Eu, nº 17 da Laranjeiras

                Onde há um padrão, o que destoa gera estranheza. Diferente das demais, o tráfego em mim é mais frequente que nas outras casas, onde os moradores nasceram e se criaram ao meu redor, eu sempre sou a escolha das pessoas transitórias. A minha relação humana mais duradoura teve o breve período de um ano, onde as marcas de crescimento das crianças nem sequer foram feitas, onde a decoração recém-adquirida mal foi aplicada e nem sequer no decorrer destes dias se sabia o caminho quando ainda estava escuro.

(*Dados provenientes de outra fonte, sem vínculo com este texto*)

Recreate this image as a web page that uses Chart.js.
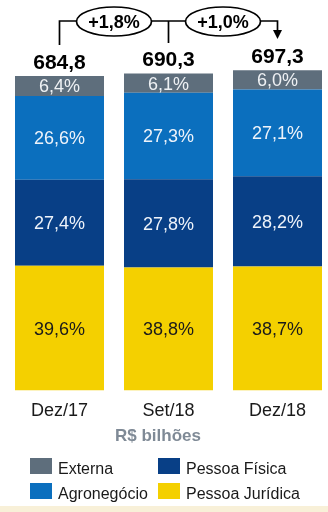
<!DOCTYPE html>
<html>
<head>
<meta charset="utf-8">
<script src="https://cdn.jsdelivr.net/npm/chart.js@4.4.0/dist/chart.umd.min.js"></script>
<style>
  html, body { margin: 0; padding: 0; background: #fff; overflow: hidden; }
  #wrap { width: 328px; height: 512px; overflow: hidden; }
</style>
</head>
<body>
<div id="wrap"><canvas id="myChart" width="340" height="512"></canvas></div>
<script>
var periods = ['Dez/17', 'Set/18', 'Dez/18'];
var totals = [684.8, 690.3, 697.3];          // R$ bilhões
var pessoaJuridica = [39.6, 38.8, 38.7];     // % of total
var pessoaFisica = [27.4, 27.8, 28.2];
var agronegocio = [26.6, 27.3, 27.1];
var externa = [6.4, 6.1, 6.0];
var growth = ['+1,8%', '+1,0%'];

var FONT = '"Liberation Sans", Arial, sans-serif';

function amounts(pcts) {
  return pcts.map(function(p, i) { return totals[i] * p / 100; });
}
function fmt(v) {
  return v.toFixed(1).replace('.', ',');
}

// bottom-to-top stacking order
var series = [
  { label: 'Pessoa Jurídica', pct: pessoaJuridica, color: '#f4d000', text: '#1a1a1a' },
  { label: 'Pessoa Física',   pct: pessoaFisica,   color: '#083f86', text: '#eef3fa' },
  { label: 'Agronegócio',     pct: agronegocio,    color: '#0b6fbe', text: '#eef3fa' },
  { label: 'Externa',         pct: externa,        color: '#5e6e7c', text: '#eef1f4' }
];

var legendOrder = ['Externa', 'Pessoa Física', 'Agronegócio', 'Pessoa Jurídica'];

var overlay = {
  id: 'overlay',
  beforeDraw: function(chart) {
    var c = chart.ctx;
    c.save();
    c.fillStyle = '#f8f0d8';
    c.fillRect(0, 506, chart.width, 6);
    c.restore();
  },
  afterDatasetsDraw: function(chart) {
    var c = chart.ctx;
    c.save();
    c.textAlign = 'center';
    c.textBaseline = 'alphabetic';

    // segment percentages
    c.font = '18px ' + FONT;
    chart.data.datasets.forEach(function(ds, d) {
      var meta = chart.getDatasetMeta(d);
      meta.data.forEach(function(el, i) {
        var mid = (el.y + el.base) / 2;
        c.fillStyle = series[d].text;
        c.fillText(fmt(series[d].pct[i]) + '%', el.x, mid + 6.5);
      });
    });

    // totals above bars
    var top = chart.getDatasetMeta(chart.data.datasets.length - 1).data;
    c.font = 'bold 21px ' + FONT;
    c.fillStyle = '#000';
    top.forEach(function(el, i) {
      c.fillText(fmt(totals[i]), el.x, el.y - 7);
    });

    // growth brackets
    var x0 = top[0].x, x1 = top[1].x, x2 = top[2].x, ly = 21;
    c.strokeStyle = '#000';
    c.lineWidth = 1.7;
    c.beginPath();
    c.moveTo(x0, 45); c.lineTo(x0, ly); c.lineTo(x2, ly); c.lineTo(x2, 31);
    c.moveTo(x1, ly); c.lineTo(x1, 43);
    c.stroke();
    c.fillStyle = '#000';
    c.beginPath();
    c.moveTo(x2 - 4.5, 30); c.lineTo(x2 + 4.5, 30); c.lineTo(x2, 39);
    c.closePath();
    c.fill();

    var centers = [(x0 + x1) / 2, (x1 + x2) / 2];
    c.font = 'bold 18px ' + FONT;
    centers.forEach(function(cx, i) {
      c.beginPath();
      c.ellipse(cx, ly + 0.5, 37.5, 14.5, 0, 0, Math.PI * 2);
      c.fillStyle = '#fff';
      c.fill();
      c.stroke();
      c.fillStyle = '#000';
      c.fillText(growth[i], cx, ly + 7);
    });

    // unit caption
    c.font = 'bold 17px ' + FONT;
    c.fillStyle = '#7f8a96';
    c.fillText('R$ bilhões', 158, 441);

    // legend, two columns
    c.font = '16px ' + FONT;
    c.textAlign = 'left';
    legendOrder.forEach(function(name, k) {
      var s = series.filter(function(x) { return x.label === name; })[0];
      var col = k % 2, row = Math.floor(k / 2);
      var bx = col === 0 ? 30 : 158;
      var by = row === 0 ? 458 : 483;
      c.fillStyle = s.color;
      c.fillRect(bx, by, 22, 16);
      c.fillStyle = '#1a1a1a';
      c.fillText(name, bx + 28, by + 15.5);
    });
    c.restore();
  }
};

var ctx = document.getElementById('myChart').getContext('2d');
var myChart = new Chart(ctx, {
  type: 'bar',
  data: {
    labels: periods,
    datasets: series.map(function(s) {
      return {
        label: s.label,
        data: amounts(s.pct),
        backgroundColor: s.color,
        borderWidth: 0,
        categoryPercentage: 1,
        barPercentage: 0.8165
      };
    })
  },
  options: {
    responsive: false,
    animation: false,
    layout: { padding: { left: 5, right: 8, top: 23, bottom: 80 } },
    plugins: {
      legend: { display: false },
      tooltip: { enabled: false }
    },
    scales: {
      x: {
        stacked: true,
        grid: { display: false, drawTicks: false },
        border: { display: false },
        ticks: { color: '#1a1a1a', padding: 10, font: { family: FONT, size: 18 } }
      },
      y: {
        stacked: true,
        display: false,
        min: 0,
        max: 800
      }
    }
  },
  plugins: [overlay]
});
</script>
</body>
</html>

                É estranho saber que em todas as casas iguais, as pessoas se fixaram, mas devido a minha estranheza, meus hóspedes sempre partem. Por um lado, invejo meus vizinhos, pelo padrão definido de criação, onde o jardim é sempre na frente e nos fundos sempre há piscina. Apesar do meu segundo andar, as pessoas que me visitam acabam optando por um outro lugar, nunca fui a primeira opção, mas carrego comigo o consolo de que em mim houve mais felicidade que tristeza e que apesar do pouco tempo a lembrança das pessoas em sua maioria são prazerosas.

                Ainda não pude receber novamente quem um dia me habitou, acredito que a pessoa que voltar pode vir a me ganhar e por aqui permanecer, embora este sonho esteja sempre guardado, pois ao andar pelas laranjeiras, onde todos se conhecem desde menino eu sempre fui a moradia dos novos vizinhos, sempre fui palco da descoberta, do choque dos novos hábitos, da rebeldia dos jovens despojados, do frenético movimento de carro dos empresários. Talvez um dia surja alguém, que assim como minha arquitetura, destoe de todos os outros e só assim, terá de mim a relação que o padrão nunca lhe ofereceu.